Jack Draper’s 2025 season ended without a match, but not without strong opinions. Sitting down for an end-of-year conversation, the British left-hander reacted to a series of “unpopular tennis opinions” and didn’t hold back. Rather than giving safe, media-trained answers, Draper spoke openly about how tennis is played, how it could evolve, and where the modern game sometimes contradicts its own traditions.
“Sometimes the only thing to do is to go at them,” Draper said when asked about hitting an opponent with the ball during an interview with
The Tennis Mentor. “It’s part of the game.” His words set the tone for the interview: honest, practical, and rooted in real match situations. Draper wasn’t interested in abstract debates, but in how tennis actually feels on court.
That perspective carried through every topic. Draper balanced respect for etiquette with a clear competitive mindset. “I think you should always apologise,” he explained, “but I don’t think the person should always be upset for it.”
As the conversation unfolded, Draper emerged as a player thinking deeply about tennis’s direction. Whether discussing rules, tactics, or legends of the sport, his answers reflected awareness of history without being trapped by it. At 23, he already sounds like someone shaping opinions, not just absorbing them.
“It’s part of the game”: Draper on tactics and on-court reality
Serving rules quickly became a focal point. Asked whether tennis should eliminate second serves, Draper admitted the idea had appeal. “That would make the game very fun,” he said. “It would also make it a lot more of an even playing field.” Still, he wasn’t convinced. “I don’t like it, though, to be honest, because I miss a lot of first serves.”
Instead, Draper proposed a compromise. “One twist I thought… was instead of eliminating the serve, every game starts at love–15,” he explained. “For the returner.” The idea, he said, “kind of levels things out a bit, but you can still bomb down that first serve.” It was a rare glimpse into a player actively imagining rule tweaks rather than rejecting them outright.
On underarm serves, Draper was firm. “It’s a great tactic,” he said. “A lot of guys return back. I know myself, I return back a lot.” He dismissed crowd backlash entirely. “Fair game,” Draper insisted, even admitting he never practises it. “That’s why it’s shocking,” he laughed. “But I need to start practising it more.”
The same realism applied to so-called moonballers. “There ain’t many moonballers on the tour,” Draper said. “Everyone’s just hitting the ball as hard as they can.” His conclusion was simple: “You’ve got to win at all costs. Let them do anything.”
“Their tennis is out of this world”: Draper on greatness and the future
The biggest question concerned Carlos Alcaraz and Jannik Sinner—and whether they could beat the Big Three in their prime.
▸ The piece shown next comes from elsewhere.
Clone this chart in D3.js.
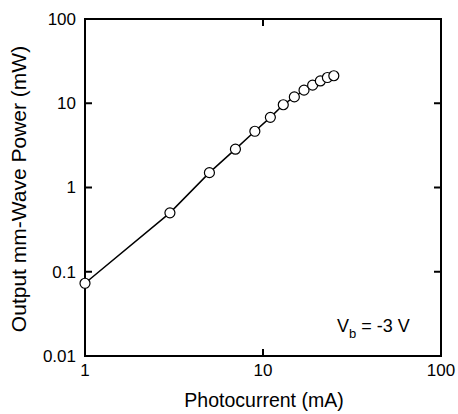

Draper didn’t rush his answer. “It’s tough,” he said. “They've done it for so many years and they've been so consistent and you can't match them to those guys just yet,” Draper stated. “But I think from a purely a tennis perspective in what they're doing on the court, I think some of their top level has been as good as those guys in their prime. So I think they've probably got a long way to go to be like, in with that sort of crowd because they've achieved so much.”
For Draper, the distinction comes down to time. “They’ve got a long way to go to be in that sort of crowd,” he said, referring to Federer, Nadal, and Djokovic. When asked for his own unpopular opinion, Draper smiled. “I think no warm-ups would be pretty cool,” he said, before circling back to rule tweaks. “The let on the first serve might bring a bit of spice.”